Short exercise:
Only the lines from the start of the data to the line containing "import pandas as pd", both included, should be output, exactly and without pictures.

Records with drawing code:
————

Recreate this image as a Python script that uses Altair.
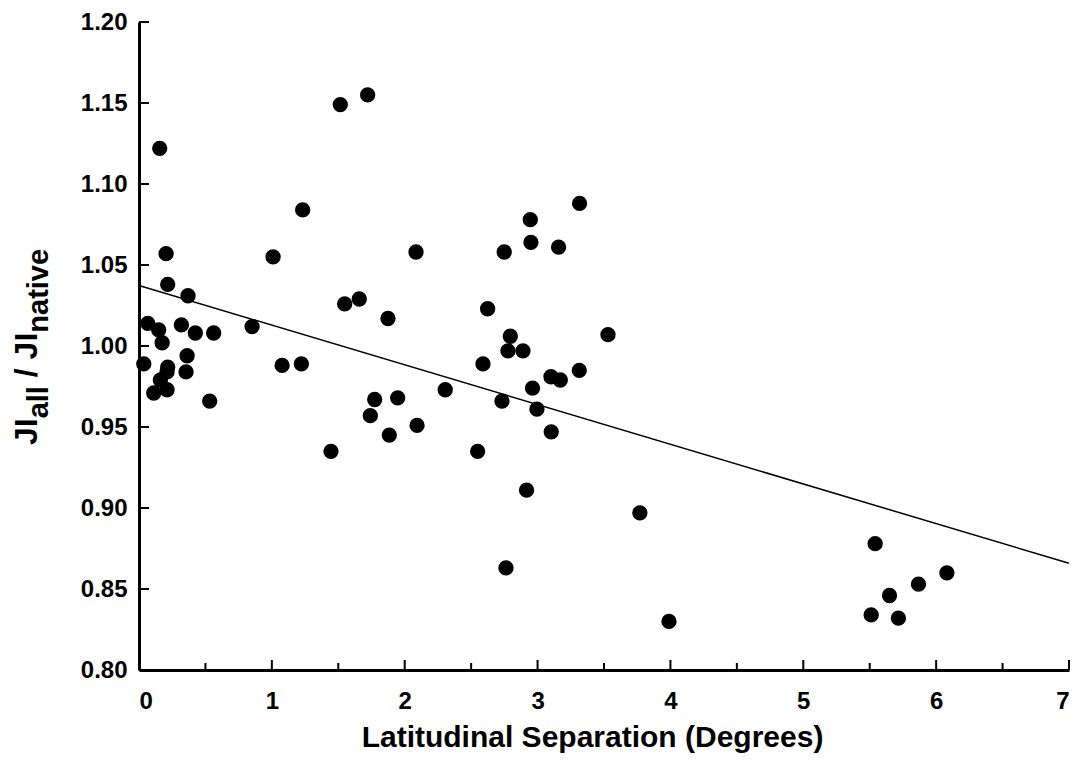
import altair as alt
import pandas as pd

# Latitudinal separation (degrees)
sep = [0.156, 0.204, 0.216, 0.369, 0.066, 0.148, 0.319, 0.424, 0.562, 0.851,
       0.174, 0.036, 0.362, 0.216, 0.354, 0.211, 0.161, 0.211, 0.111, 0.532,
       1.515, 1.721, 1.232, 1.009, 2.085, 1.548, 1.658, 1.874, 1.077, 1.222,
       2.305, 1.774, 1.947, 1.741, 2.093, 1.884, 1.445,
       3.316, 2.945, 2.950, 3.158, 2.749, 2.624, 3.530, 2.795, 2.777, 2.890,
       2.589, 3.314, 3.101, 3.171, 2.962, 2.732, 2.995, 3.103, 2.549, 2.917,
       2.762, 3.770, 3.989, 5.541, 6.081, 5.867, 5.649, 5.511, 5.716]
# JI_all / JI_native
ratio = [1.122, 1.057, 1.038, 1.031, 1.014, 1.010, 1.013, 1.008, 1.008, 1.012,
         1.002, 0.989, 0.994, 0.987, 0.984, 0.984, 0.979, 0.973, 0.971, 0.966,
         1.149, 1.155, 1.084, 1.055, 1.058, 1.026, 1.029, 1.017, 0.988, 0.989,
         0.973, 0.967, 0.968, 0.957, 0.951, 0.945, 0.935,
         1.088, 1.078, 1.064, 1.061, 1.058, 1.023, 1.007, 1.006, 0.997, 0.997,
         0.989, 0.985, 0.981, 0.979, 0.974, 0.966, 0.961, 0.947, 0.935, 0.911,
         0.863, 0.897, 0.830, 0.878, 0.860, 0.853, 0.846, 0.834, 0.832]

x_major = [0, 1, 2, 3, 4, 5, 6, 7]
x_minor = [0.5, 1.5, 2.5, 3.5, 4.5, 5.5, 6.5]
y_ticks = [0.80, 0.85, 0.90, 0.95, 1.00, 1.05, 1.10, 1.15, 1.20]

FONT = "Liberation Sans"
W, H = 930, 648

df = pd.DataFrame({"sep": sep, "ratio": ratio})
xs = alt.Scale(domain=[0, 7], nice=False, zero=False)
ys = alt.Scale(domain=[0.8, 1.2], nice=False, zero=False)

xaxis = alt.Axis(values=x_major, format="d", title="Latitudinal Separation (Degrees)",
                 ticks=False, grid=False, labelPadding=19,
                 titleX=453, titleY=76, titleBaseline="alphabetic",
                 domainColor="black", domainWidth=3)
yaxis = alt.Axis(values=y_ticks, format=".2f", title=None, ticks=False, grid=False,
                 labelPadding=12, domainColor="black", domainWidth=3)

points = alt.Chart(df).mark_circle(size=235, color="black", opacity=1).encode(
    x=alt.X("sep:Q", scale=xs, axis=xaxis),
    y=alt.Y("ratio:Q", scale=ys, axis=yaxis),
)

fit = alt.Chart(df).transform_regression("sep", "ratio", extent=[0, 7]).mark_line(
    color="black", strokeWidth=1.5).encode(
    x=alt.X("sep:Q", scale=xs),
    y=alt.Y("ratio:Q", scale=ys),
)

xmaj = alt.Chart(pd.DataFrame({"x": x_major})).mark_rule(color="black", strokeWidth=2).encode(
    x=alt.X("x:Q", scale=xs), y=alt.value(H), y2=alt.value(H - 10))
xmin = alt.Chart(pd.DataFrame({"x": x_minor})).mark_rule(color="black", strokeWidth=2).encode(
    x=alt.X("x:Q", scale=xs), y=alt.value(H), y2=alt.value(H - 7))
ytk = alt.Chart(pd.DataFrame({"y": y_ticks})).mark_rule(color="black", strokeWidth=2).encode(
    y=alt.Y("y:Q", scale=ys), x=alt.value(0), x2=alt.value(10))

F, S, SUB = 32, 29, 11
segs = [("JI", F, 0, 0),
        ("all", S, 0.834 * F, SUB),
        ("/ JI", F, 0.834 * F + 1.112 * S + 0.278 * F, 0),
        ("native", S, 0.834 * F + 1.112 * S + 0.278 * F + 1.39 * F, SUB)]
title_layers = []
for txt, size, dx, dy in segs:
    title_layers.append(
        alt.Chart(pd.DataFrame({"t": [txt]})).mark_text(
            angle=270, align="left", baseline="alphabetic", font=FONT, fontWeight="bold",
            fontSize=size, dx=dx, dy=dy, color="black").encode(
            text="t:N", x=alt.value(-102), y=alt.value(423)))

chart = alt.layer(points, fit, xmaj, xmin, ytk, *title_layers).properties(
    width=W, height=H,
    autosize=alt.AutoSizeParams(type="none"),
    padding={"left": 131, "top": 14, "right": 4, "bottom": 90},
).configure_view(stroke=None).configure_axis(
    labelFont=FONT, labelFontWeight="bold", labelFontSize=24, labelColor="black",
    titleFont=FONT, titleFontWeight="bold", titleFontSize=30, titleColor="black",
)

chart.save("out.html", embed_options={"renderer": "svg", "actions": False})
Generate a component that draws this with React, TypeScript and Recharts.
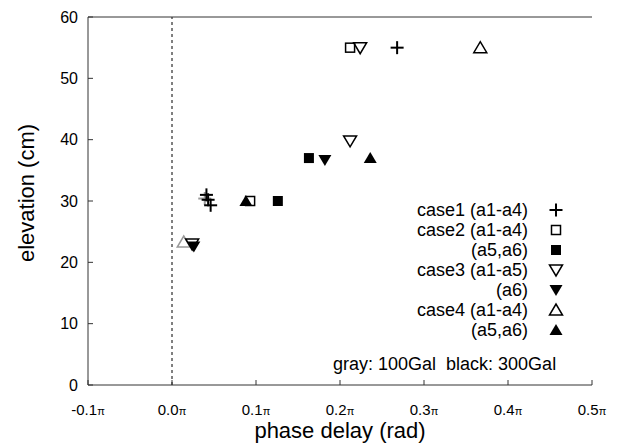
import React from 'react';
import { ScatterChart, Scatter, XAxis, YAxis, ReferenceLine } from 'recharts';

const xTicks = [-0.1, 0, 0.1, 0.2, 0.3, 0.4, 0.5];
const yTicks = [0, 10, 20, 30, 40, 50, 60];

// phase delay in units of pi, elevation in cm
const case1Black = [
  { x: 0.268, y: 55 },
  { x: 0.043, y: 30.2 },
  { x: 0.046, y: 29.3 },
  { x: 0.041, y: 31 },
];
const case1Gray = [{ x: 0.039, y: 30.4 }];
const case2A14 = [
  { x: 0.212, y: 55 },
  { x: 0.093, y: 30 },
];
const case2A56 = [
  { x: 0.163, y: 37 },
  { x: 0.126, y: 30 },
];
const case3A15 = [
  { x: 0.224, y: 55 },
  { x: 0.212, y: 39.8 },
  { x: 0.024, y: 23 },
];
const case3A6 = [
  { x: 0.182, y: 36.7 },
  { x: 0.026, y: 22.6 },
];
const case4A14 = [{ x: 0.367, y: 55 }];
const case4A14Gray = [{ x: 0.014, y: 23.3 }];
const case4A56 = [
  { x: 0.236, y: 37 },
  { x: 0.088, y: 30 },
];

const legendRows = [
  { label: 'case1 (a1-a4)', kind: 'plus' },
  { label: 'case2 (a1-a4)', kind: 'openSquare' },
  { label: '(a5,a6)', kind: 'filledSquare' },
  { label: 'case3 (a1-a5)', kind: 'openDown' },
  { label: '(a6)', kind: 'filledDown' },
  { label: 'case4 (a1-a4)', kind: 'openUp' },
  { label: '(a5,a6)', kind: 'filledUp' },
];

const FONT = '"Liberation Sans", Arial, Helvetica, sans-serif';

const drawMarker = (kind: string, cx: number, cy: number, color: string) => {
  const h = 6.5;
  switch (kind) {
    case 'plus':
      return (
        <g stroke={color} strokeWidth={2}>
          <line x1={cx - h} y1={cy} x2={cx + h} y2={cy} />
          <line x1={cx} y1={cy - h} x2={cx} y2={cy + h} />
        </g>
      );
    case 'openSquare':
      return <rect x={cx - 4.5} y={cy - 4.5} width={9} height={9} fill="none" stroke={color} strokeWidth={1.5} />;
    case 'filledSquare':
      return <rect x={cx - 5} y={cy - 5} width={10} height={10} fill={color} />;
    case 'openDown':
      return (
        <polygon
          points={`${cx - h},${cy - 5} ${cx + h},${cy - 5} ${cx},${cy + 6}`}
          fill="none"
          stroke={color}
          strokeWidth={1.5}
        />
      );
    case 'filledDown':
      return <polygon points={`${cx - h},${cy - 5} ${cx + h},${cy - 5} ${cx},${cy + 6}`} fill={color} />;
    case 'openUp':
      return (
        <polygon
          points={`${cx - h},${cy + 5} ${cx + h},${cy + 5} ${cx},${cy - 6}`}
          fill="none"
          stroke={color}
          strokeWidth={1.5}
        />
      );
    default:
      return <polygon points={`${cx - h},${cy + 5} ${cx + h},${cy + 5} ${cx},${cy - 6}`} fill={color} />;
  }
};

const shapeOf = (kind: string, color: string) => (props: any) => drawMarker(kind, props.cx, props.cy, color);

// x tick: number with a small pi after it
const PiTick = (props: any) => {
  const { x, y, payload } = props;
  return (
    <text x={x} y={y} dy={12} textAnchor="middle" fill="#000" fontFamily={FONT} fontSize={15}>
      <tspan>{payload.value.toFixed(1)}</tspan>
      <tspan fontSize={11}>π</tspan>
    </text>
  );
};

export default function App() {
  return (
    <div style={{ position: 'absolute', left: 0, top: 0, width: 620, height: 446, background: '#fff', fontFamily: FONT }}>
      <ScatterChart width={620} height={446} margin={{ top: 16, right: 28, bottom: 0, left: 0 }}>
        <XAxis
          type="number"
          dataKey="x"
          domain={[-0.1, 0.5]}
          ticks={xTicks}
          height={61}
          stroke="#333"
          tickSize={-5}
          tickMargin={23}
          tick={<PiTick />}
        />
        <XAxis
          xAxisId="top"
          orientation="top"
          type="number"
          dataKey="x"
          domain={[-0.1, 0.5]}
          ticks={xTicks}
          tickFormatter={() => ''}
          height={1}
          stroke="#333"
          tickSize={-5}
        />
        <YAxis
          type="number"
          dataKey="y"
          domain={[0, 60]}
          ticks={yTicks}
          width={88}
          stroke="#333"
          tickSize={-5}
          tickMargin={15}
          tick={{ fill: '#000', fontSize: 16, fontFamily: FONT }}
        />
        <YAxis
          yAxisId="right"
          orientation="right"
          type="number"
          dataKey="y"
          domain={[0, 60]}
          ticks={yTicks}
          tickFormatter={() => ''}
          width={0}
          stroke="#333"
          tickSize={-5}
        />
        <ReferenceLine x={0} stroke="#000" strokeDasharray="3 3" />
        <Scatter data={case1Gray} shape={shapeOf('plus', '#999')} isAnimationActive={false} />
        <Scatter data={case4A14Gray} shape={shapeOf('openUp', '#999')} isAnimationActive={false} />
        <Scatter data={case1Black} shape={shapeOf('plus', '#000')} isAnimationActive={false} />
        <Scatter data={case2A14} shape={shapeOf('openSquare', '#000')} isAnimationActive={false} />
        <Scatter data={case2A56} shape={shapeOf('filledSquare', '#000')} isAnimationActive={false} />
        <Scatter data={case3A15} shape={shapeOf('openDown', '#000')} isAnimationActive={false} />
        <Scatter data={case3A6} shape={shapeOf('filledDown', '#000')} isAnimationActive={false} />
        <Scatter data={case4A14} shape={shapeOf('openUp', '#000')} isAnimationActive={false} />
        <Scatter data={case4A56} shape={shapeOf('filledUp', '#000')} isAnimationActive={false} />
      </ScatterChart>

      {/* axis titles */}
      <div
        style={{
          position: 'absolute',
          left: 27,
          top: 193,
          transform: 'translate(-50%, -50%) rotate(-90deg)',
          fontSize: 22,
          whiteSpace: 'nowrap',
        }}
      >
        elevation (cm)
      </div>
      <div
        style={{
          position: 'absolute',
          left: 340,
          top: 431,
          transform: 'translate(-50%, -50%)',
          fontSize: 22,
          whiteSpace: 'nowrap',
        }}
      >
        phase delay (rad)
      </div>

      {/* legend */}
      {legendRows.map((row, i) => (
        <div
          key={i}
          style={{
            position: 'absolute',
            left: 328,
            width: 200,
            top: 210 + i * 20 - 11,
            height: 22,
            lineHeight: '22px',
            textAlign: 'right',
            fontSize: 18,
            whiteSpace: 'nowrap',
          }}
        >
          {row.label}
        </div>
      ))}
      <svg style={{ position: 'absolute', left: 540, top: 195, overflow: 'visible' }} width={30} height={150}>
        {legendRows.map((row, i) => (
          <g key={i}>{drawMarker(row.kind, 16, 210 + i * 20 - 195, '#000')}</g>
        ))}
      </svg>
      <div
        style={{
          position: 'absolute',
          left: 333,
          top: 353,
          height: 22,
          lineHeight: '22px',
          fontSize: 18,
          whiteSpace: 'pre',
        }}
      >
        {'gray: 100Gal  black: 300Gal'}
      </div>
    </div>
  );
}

————

Written solution:
Recreate this image as a Python script that uses Altair.
import altair as alt
import pandas as pd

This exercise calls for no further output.